In the Lynn case, a three-judge panel of the U.S. Court of Appeals for the 1st Circuit unanimously concluded that racial diversity confers important benefits in elementary and secondary education. The panel also said the district had made a good case that those benefits were compelling enough to justify race-conscious policies under certain circumstances.

But the Boston-based court held that the way the 15,000-student district was going about trying to realize those benefits fell short by assorted constitutional yardsticks. For that reason, the court concluded that the district’s policy violates the 14th Amendment rights to equal protection under the law of the multiracial group of parents that challenged it in court.

“We take no joy in this conclusion—the school committee’s motivations here were noble,” U.S. Circuit Judge Bruce M. Selya wrote in the Oct. 20 opinion. “Nevertheless, while we may empathize with the school committee, this case aptly illustrates what government at every level should know: Charting a course that depends upon racial classifications is, in constitutional terms, a risky business.”

Yellow Light, or Red?

Even strong advocates of race-based policies to achieve classroom diversity conceded last week that, taken together, the Lynn and Seattle rulings signal to the nation’s school districts that they should tread lightly when making student-assignment decisions based on race.

“I couldn’t in good conscience say that school districts shouldn’t be cautious, and that these rulings shouldn’t be read to require greater caution from them,” said Chinh Quang Le, a lawyer with the New York City-based NAACP Legal Defense and Educational Fund, which filed a friend-of-the-court brief supporting the Lynn district.

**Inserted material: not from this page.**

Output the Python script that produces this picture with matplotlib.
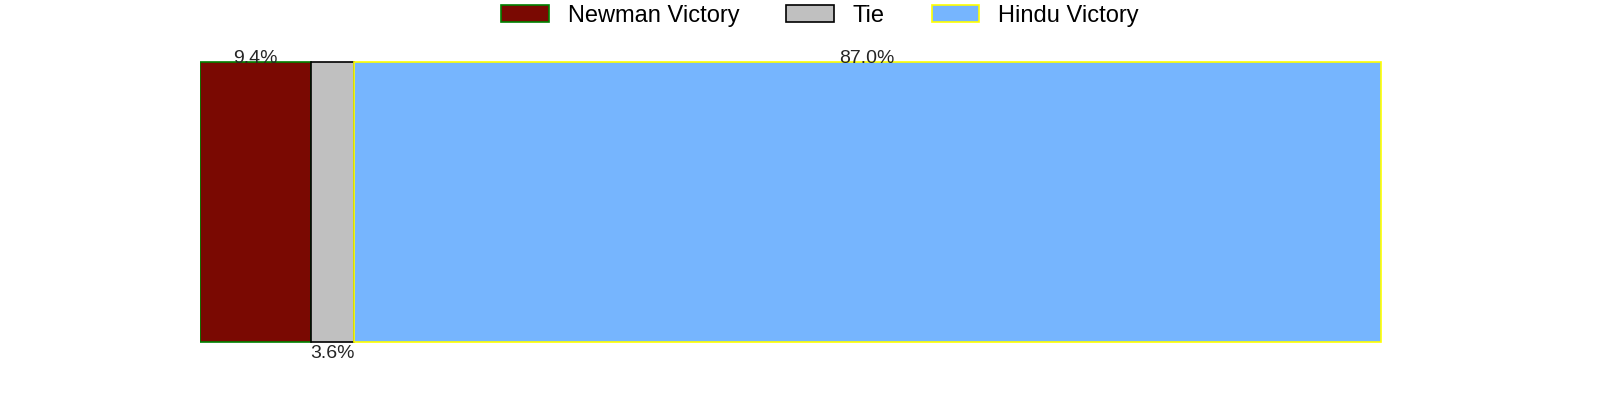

Mr. Le said the “silver lining” of the 1st Circuit opinion was that the appeals court identified racial diversity in precollegiate education as a potentially compelling enough reason to make exceptions to the general constitutional principle to avoid race-based classification.

“What this court has found is that racial integration is important at the K-12 level,” Mr. Le said. Still, he said he was “immensely disappointed” by the outcome. The school system, backed by the state, had won approval of its system in the U.S. District Court in Boston last year.

A lawyer for the group of parents that sued the Lynn district said the nation’s schools should draw a different conclusion from last week’s ruling: “Forget about race-based assignments.”

“In this day and age, there’s no need to shuffle kids because of their color,” said the lawyer, Chester Darling, the president of the Citizens for the Preservation of Constitutional Rights, a public-interest legal organization in Boston.

Under Lynn’s plan, youngsters may not transfer to out-of-boundary schools that have a higher percentage of children of their own race if their home schools are out of racial balance under district guidelines. (“Mass. City Defends Use of Race in Assigning Students to Schools,” June 9, 2004.)

A critical reason that the Lynn policy fell short, the 1st Circuit Court panel held, was that it was aimed at achieving racial balance, rather than simply “a critical mass” of students of various demographic groups in each school. The court also said that the Lynn policy was overly mechanistic in its consideration of race, that the district had failed to give enough consideration to race-neutral alternatives, and that its policy lacked a plan for periodic review of the need to keep using race.